MIT Online course on Cellular Solids

Solid, Cellular, and Surrounding Us

JOE PICKETT

Pop quiz!

  1. What does a polystyrene coffee cup have in common with a slice of bread?
  2. How is a woodpecker skull like an iris leaf?
  3. How is a porcupine quill like a milkweed stem? *

On the face of it, these questions might seem like set-up lines for jokes, but they evoke serious science for anyone taking 3.054 Cellular Solids: Structure, Properties and Applications, a course just published on OCW with lecture notes, lecture slides, and more.

The course investigates porous cellular materials, which occur abundantly in nature and have synthetic counterparts with myriad applications in engineering. Having the structures of honeycombs and foams, the materials range over an astonishing variety of things, from wood, bone, and leaves to the padding in football helmets and the scaffolds used in tissue engineering.

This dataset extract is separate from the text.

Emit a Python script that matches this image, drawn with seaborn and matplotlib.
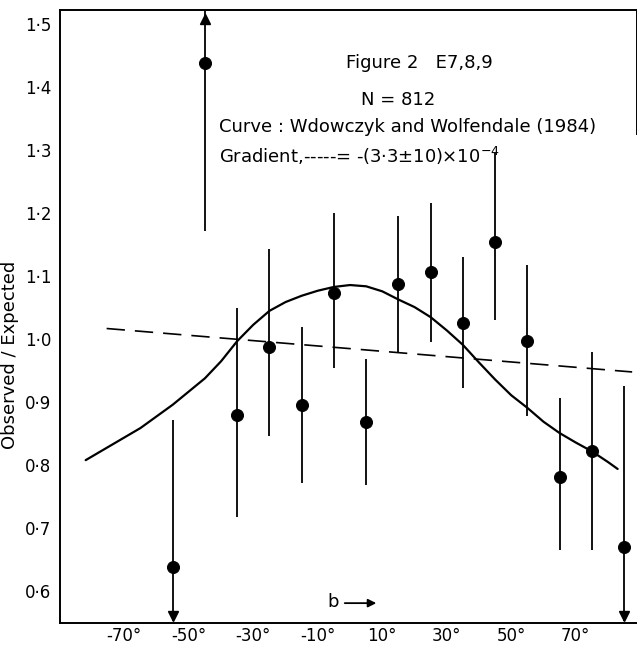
import numpy as np
import pandas as pd
import matplotlib
matplotlib.use("Agg")
import matplotlib.pyplot as plt
import seaborn as sns

# ---- data ----
b_deg = [-55, -45, -35, -25, -15, -5, 5, 15, 25, 35, 45, 55, 65, 75, 85]
ratio = [0.637, 1.437, 0.878, 0.986, 0.894, 1.073, 0.867, 1.087, 1.106, 1.024, 1.153, 0.996, 0.781, 0.821, 0.669]
err_low = [0.551, 1.171, 0.716, 0.846, 0.770, 0.954, 0.768, 0.978, 0.994, 0.922, 1.030, 0.877, 0.665, 0.665, 0.551]
err_high = [0.870, 1.520, 1.049, 1.143, 1.019, 1.200, 0.968, 1.194, 1.216, 1.130, 1.295, 1.117, 0.905, 0.978, 0.925]
arrow_down = [True, False, False, False, False, False, False, False, False, False, False, False, False, False, True]
arrow_up = [False, True, False, False, False, False, False, False, False, False, False, False, False, False, False]

curve_b = [-82, -75, -65, -55, -45, -40, -35, -30, -25, -20, -15, -10, -5, 0, 5, 10, 15, 20, 25,
           30, 35, 40, 45, 50, 55, 60, 65, 70, 75, 80, 83]
curve_r = [0.807, 0.828, 0.858, 0.895, 0.937, 0.964, 0.996, 1.022, 1.044, 1.058, 1.068, 1.076, 1.082,
           1.085, 1.083, 1.075, 1.062, 1.050, 1.034, 1.013, 0.990, 0.962, 0.935, 0.910, 0.890,
           0.868, 0.850, 0.835, 0.821, 0.804, 0.793]

grad_b = [-75.5, 87.5]
grad_r = [1.016, 0.947]

yticks = [0.6, 0.7, 0.8, 0.9, 1.0, 1.1, 1.2, 1.3, 1.4, 1.5]
ytick_labels = ["0·6", "0·7", "0·8", "0·9", "1·0", "1·1", "1·2", "1·3", "1·4", "1·5"]
xticks = [-70, -50, -30, -10, 10, 30, 50, 70]
xtick_labels = ["-70°", "-50°", "-30°", "-10°", "10°", "30°", "50°", "70°"]

# ---- plot ----
sns.set_theme(style="white")
plt.rcParams['font.family'] = ['DejaVu Sans']
plt.rcParams['text.color'] = 'black'
plt.rcParams['axes.labelcolor'] = 'black'
plt.rcParams['xtick.color'] = 'black'
plt.rcParams['ytick.color'] = 'black'

fig = plt.figure(figsize=(6.37, 6.52), dpi=100)
ax = fig.add_axes([0.094, 0.045, 0.906, 0.940])

pts = pd.DataFrame({"b": b_deg, "r": ratio})
crv = pd.DataFrame({"b": curve_b, "r": curve_r})
grd = pd.DataFrame({"b": grad_b, "r": grad_r})

sns.lineplot(data=crv, x="b", y="r", ax=ax, color="black", lw=1.6, sort=False)
sns.lineplot(data=grd, x="b", y="r", ax=ax, color="black", lw=1.2, dashes=False)
ax.lines[-1].set_dashes([11, 6])

ax.vlines(b_deg, err_low, err_high, color="black", lw=1.3)
sns.scatterplot(data=pts, x="b", y="r", ax=ax, color="black", s=75, edgecolor="black", zorder=5)

dn = [(b, lo) for b, lo, f in zip(b_deg, err_low, arrow_down) if f]
up = [(b, hi) for b, hi, f in zip(b_deg, err_high, arrow_up) if f]
for b, lo in dn:
    ax.plot([b], [lo + 0.008], marker="v", color="black", ms=7, clip_on=False, zorder=6)
for b, hi in up:
    ax.plot([b], [hi - 0.012], marker="^", color="black", ms=7, clip_on=False, zorder=6)

ax.set_xlim(-90, 89)
ax.set_ylim(0.549, 1.522)
ax.set_xticks(xticks)
ax.set_xticklabels(xtick_labels, fontsize=12)
ax.set_yticks(yticks)
ax.set_yticklabels(ytick_labels, fontsize=12)
ax.tick_params(axis="both", direction="in", length=7, width=1.2, colors="black")
ax.tick_params(axis="y", pad=6)
ax.tick_params(axis="x", pad=3)
ax.set_xlabel("")
ax.set_ylabel("Observed / Expected", fontsize=13)
ax.yaxis.set_label_coords(-0.071, 0.437)

for s in ["left", "bottom", "top", "right"]:
    ax.spines[s].set_color("black")
    ax.spines[s].set_linewidth(1.4)
ax.spines["right"].set_bounds(1.325, 1.522)

fs = 13
ax.text(21.5, 1.438, "Figure 2   E7,8,9", ha="center", va="center", fontsize=fs)
ax.text(14.9, 1.379, "N = 812", ha="center", va="center", fontsize=fs)
ax.text(-40.8, 1.336, "Curve : Wdowczyk and Wolfendale (1984)", ha="left", va="center", fontsize=fs)
ax.text(-40.8, 1.290, "Gradient,-----= -(3·3±10)×10$^{-4}$", ha="left", va="center", fontsize=fs)
ax.text(-5.4, 0.582, "b", ha="center", va="center", fontsize=fs)
ax.annotate("", xy=(9.0, 0.580), xytext=(-2.5, 0.580),
            arrowprops=dict(arrowstyle="-|>", color="black", lw=1.3, mutation_scale=12))

fig.savefig("out.png", dpi=100)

The course is taught by Professor Lorna Gibson, who was recently named a MacVicar fellow for her distinguished ability as a teacher. She places special emphasis on student projects, where students can apply what they have learned to create models of different kinds of materials. Her students see at firsthand what gives these materials their characteristic properties: their ability to undergo large strains, their light weight, their flexibility, their ability to provide thermal insulation, their large surface area. The students also discover under what conditions the materials fail or break, what purpose suits the use of one material over another, and how synthetic materials can be refined for superior performance.

So, as Professor Gibson observes on her This Course at MIT page, students learn both how the natural world can be seen through the eyes of an engineer and how engineers can design materials inspired by the natural world.

* Quiz answers: 1. Both are foams. 2. Both are sandwich structures. 3. Both have a cylindrical shell and compliant core.

Photo: A model of an elephant’s skull made with a 3-D printer by students in Professor Lorna Gibson’s 3.054 Cellular Solids: Structure, Properties and Applications.